• [What this task involves]
Starting at the first line of the listing below, repeat each line exactly until the line containing "offset = 0.18", which you include. Leave out pictures.

☆ ☆ ☆ ☆

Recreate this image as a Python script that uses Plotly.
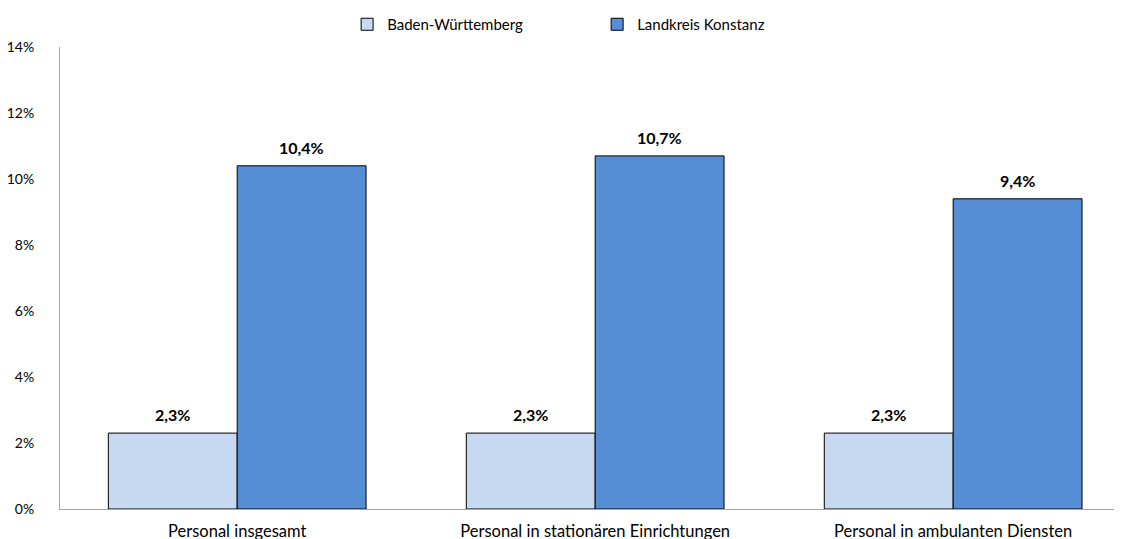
import plotly.graph_objects as go

categories = ["Personal insgesamt", "Personal in stationären Einrichtungen", "Personal in ambulanten Diensten"]
bw_values = [0.023, 0.023, 0.023]
kn_values = [0.104, 0.107, 0.094]
series_names = ["Baden-Württemberg", "Landkreis Konstanz"]
y_ticks = [0, 0.02, 0.04, 0.06, 0.08, 0.10, 0.12, 0.14]

font = "Lato, Carlito, Calibri, sans-serif"
x_pos = [0, 1, 2]
offset = 0.18  # half of a bar width in category units

fig = go.Figure()
fig.add_trace(go.Bar(
    x=x_pos, y=bw_values, name=series_names[0],
    marker=dict(color="#C6D9F1", line=dict(color="#000000", width=1)),
))
fig.add_trace(go.Bar(
    x=x_pos, y=kn_values, name=series_names[1],
    marker=dict(color="#558ED5", line=dict(color="#000000", width=1)),
))

# value labels above bars
for vals, sh in [(bw_values, -offset), (kn_values, offset)]:
    for xi, v in zip(x_pos, vals):
        fig.add_annotation(x=xi + sh, y=v, text="<b>" + f"{v*100:.1f}%".replace(".", ",") + "</b>",
                           showarrow=False, yanchor="bottom", yshift=7,
                           font=dict(size=16, color="#000000", family=font))

# page body adds an 8px offset, margins account for it
fig.update_layout(
    width=1122, height=539,
    margin=dict(l=52, r=0, t=39, b=38),
    paper_bgcolor="white", plot_bgcolor="white",
    separators=",.",
    barmode="group", bargap=0.28, bargroupgap=0,
    font=dict(family=font, size=14, color="#000000"),
    legend=dict(orientation="h", x=0.502, xanchor="center", yref="container", y=1.0, yanchor="top",
                font=dict(size=15), entrywidth=205, itemwidth=30),
    xaxis=dict(range=[-0.495, 2.494], tickvals=x_pos, ticktext=categories,
               tickfont=dict(size=16.5),
               showline=True, linecolor="#A6A6A6", linewidth=1, ticks="",
               showgrid=False, zeroline=False, ticklabelstandoff=7, automargin=False),
    yaxis=dict(range=[0, 0.14], tickvals=y_ticks, tickformat=".0%",
               showline=True, linecolor="#A6A6A6", linewidth=1, ticks="",
               showgrid=False, zeroline=False, ticklabelstandoff=22, automargin=False),
)

fig.write_html("out.html")
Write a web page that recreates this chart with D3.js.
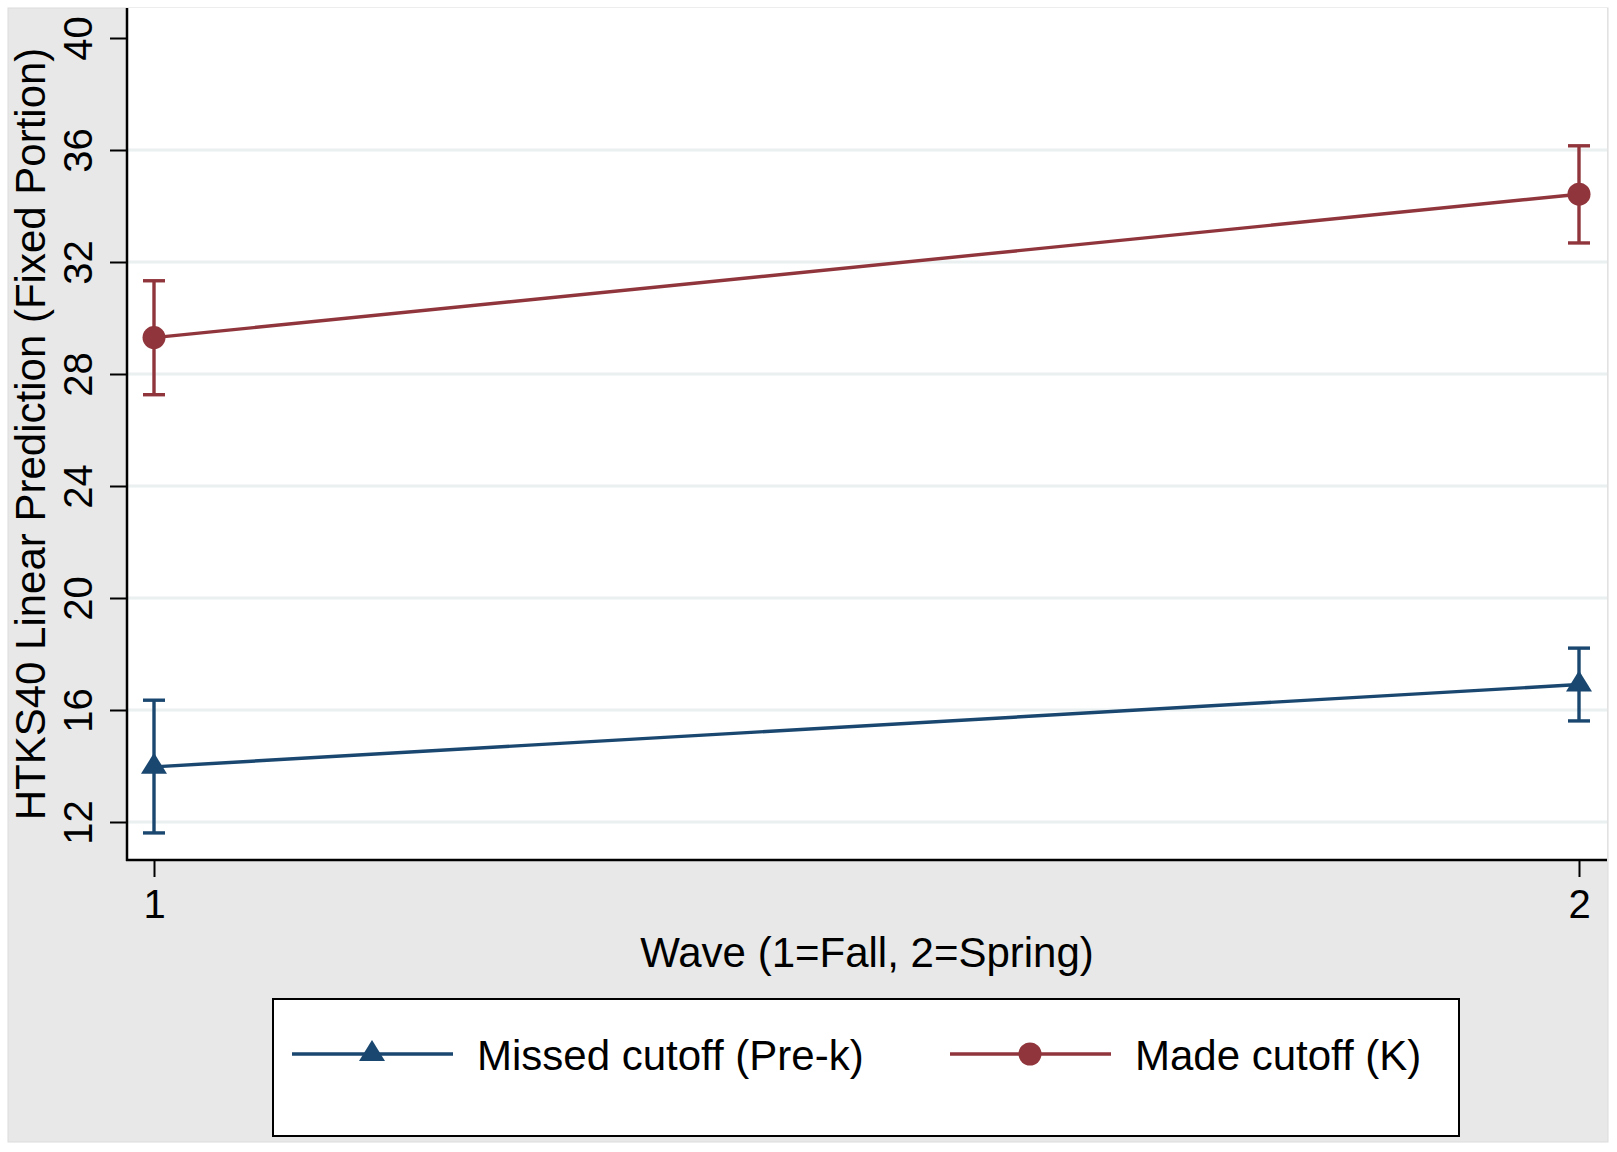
<!DOCTYPE html>
<html>
<head>
<meta charset="utf-8">
<script src="https://cdn.jsdelivr.net/npm/d3@7"></script>
<style>
  body { margin: 0; background: #fff; }
  text { font-family: "Liberation Sans", Arial, sans-serif; }
</style>
</head>
<body>
<script>
// values
var waves = [1, 2];
var waveLabels = ["1", "2"];
var yTicks = [12, 16, 20, 24, 28, 32, 36, 40];
var gridTicks = [12, 16, 20, 24, 28, 32, 36];

var missed = [13.97, 16.91];
var missedLo = [11.61, 15.61];
var missedHi = [16.35, 18.21];

var made = [29.30, 34.42];
var madeLo = [27.26, 32.68];
var madeHi = [31.33, 36.15];

var seriesNames = ["Missed cutoff (Pre-k)", "Made cutoff (K)"];

var w = 1617;
var h = 1152;
var navy = "#1a476f";
var maroon = "#90353b";

// plot region
var pLeft = 127, pRight = 1607, pTop = 8, pBottom = 860;

var svg = d3.select("body")
	.append("svg")
	.attr("width", w)
	.attr("height", h);

// graph region (gray)
svg.append("rect")
	.attr("x", 8).attr("y", 8)
	.attr("width", 1600).attr("height", 1134)
	.attr("fill", "#e8e8e8")
	.attr("stroke", "#dcdcdc")
	.attr("stroke-width", 1);

svg.append("rect")
	.attr("x", pLeft).attr("y", pTop)
	.attr("width", pRight - pLeft).attr("height", pBottom - pTop)
	.attr("fill", "#ffffff");

var x = d3.scaleLinear().domain([1, 2]).range([154, 1579]);
var y = d3.scaleLinear().domain([12, 40]).range([822, 38]);

// grid lines
svg.selectAll("line.grid")
	.data(gridTicks)
	.enter()
	.append("line")
	.attr("class", "grid")
	.attr("x1", pLeft + 1).attr("x2", pRight)
	.attr("y1", function(d) { return y(d); })
	.attr("y2", function(d) { return y(d); })
	.attr("stroke", "#eaf0f0")
	.attr("stroke-width", 3);

// y axis
var yAxis = svg.append("g")
	.attr("transform", "translate(" + pLeft + ",0)")
	.call(d3.axisLeft(y).tickValues(yTicks).tickSize(17).tickSizeOuter(0).tickPadding(0));
yAxis.select(".domain").remove();
yAxis.selectAll(".tick line").attr("stroke", "#000").attr("stroke-width", 2);
yAxis.selectAll(".tick text").remove();
yAxis.selectAll(".tick").append("text")
	.attr("transform", "translate(-35,0) rotate(-90)")
	.attr("text-anchor", "middle")
	.attr("fill", "#000")
	.attr("font-size", "40px")
	.text(function(d) { return d; });

// x axis
var xAxis = svg.append("g")
	.attr("transform", "translate(0," + pBottom + ")")
	.call(d3.axisBottom(x).tickValues(waves).tickFormat(function(d, i) { return waveLabels[i]; })
		.tickSize(17).tickSizeOuter(0).tickPadding(0));
xAxis.select(".domain").remove();
xAxis.selectAll(".tick line").attr("stroke", "#000").attr("stroke-width", 2);
xAxis.selectAll(".tick text")
	.attr("y", 58)
	.attr("dy", 0)
	.attr("fill", "#000")
	.attr("font-size", "40px");

// axis lines
svg.append("line")
	.attr("x1", pLeft).attr("x2", pLeft).attr("y1", pTop).attr("y2", pBottom + 1)
	.attr("stroke", "#000").attr("stroke-width", 2.5);
svg.append("line")
	.attr("x1", pLeft - 1).attr("x2", pRight).attr("y1", pBottom).attr("y2", pBottom)
	.attr("stroke", "#000").attr("stroke-width", 2.5);

// titles
svg.append("text")
	.attr("x", (pLeft + pRight) / 2).attr("y", 967)
	.attr("text-anchor", "middle")
	.attr("font-size", "42px")
	.text("Wave (1=Fall, 2=Spring)");

svg.append("text")
	.attr("transform", "translate(45," + ((pTop + pBottom) / 2) + ") rotate(-90)")
	.attr("text-anchor", "middle")
	.attr("font-size", "42px")
	.text("HTKS40 Linear Prediction (Fixed Portion)");

var line = d3.line()
	.x(function(d, i) { return x(waves[i]); })
	.y(function(d) { return y(d); });

function drawSeries(vals, lo, hi, color, marker) {
	var g = svg.append("g");
	// error bars
	g.selectAll("line.ci")
		.data(vals)
		.enter()
		.append("line")
		.attr("x1", function(d, i) { return x(waves[i]); })
		.attr("x2", function(d, i) { return x(waves[i]); })
		.attr("y1", function(d, i) { return y(lo[i]); })
		.attr("y2", function(d, i) { return y(hi[i]); })
		.attr("stroke", color).attr("stroke-width", 3.4);
	[lo, hi].forEach(function(arr) {
		g.selectAll(null)
			.data(arr)
			.enter()
			.append("line")
			.attr("x1", function(d, i) { return x(waves[i]) - 11; })
			.attr("x2", function(d, i) { return x(waves[i]) + 11; })
			.attr("y1", function(d) { return y(d); })
			.attr("y2", function(d) { return y(d); })
			.attr("stroke", color).attr("stroke-width", 3.4);
	});
	g.append("path")
		.datum(vals)
		.attr("d", line)
		.attr("fill", "none")
		.attr("stroke", color)
		.attr("stroke-width", 3.4);
	g.selectAll("path.mk")
		.data(vals)
		.enter()
		.append("path")
		.attr("transform", function(d, i) { return "translate(" + x(waves[i]) + "," + y(d) + ")"; })
		.attr("d", marker)
		.attr("fill", color);
}

var tri = "M0,-14 L13,7 L-13,7 Z";
var circ = d3.symbol().type(d3.symbolCircle).size(Math.PI * 11.5 * 11.5)();

drawSeries(missed, missedLo, missedHi, navy, tri);
drawSeries(made, madeLo, madeHi, maroon, circ);

// legend
svg.append("rect")
	.attr("x", 273).attr("y", 999)
	.attr("width", 1186).attr("height", 137)
	.attr("fill", "#fff")
	.attr("stroke", "#000")
	.attr("stroke-width", 2);

var legendItems = [
	{ name: seriesNames[0], color: navy, marker: tri, x0: 292 },
	{ name: seriesNames[1], color: maroon, marker: circ, x0: 950 }
];
var lg = svg.selectAll("g.leg")
	.data(legendItems)
	.enter()
	.append("g")
	.attr("transform", function(d) { return "translate(" + d.x0 + ",1054)"; });
lg.append("line")
	.attr("x1", 0).attr("x2", 161)
	.attr("stroke", function(d) { return d.color; })
	.attr("stroke-width", 3.4);
lg.append("path")
	.attr("transform", "translate(80,0)")
	.attr("d", function(d) { return d.marker; })
	.attr("fill", function(d) { return d.color; });
lg.append("text")
	.attr("x", 185).attr("y", 16)
	.attr("font-size", "42px")
	.text(function(d) { return d.name; });
</script>
</body>
</html>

☆ ☆ ☆ ☆

• [Finished task]
Recreate this image as a Python script that uses Plotly.
import plotly.graph_objects as go

categories = ["Personal insgesamt", "Personal in stationären Einrichtungen", "Personal in ambulanten Diensten"]
bw_values = [0.023, 0.023, 0.023]
kn_values = [0.104, 0.107, 0.094]
series_names = ["Baden-Württemberg", "Landkreis Konstanz"]
y_ticks = [0, 0.02, 0.04, 0.06, 0.08, 0.10, 0.12, 0.14]

font = "Lato, Carlito, Calibri, sans-serif"
x_pos = [0, 1, 2]
offset = 0.18  # half of a bar width in category units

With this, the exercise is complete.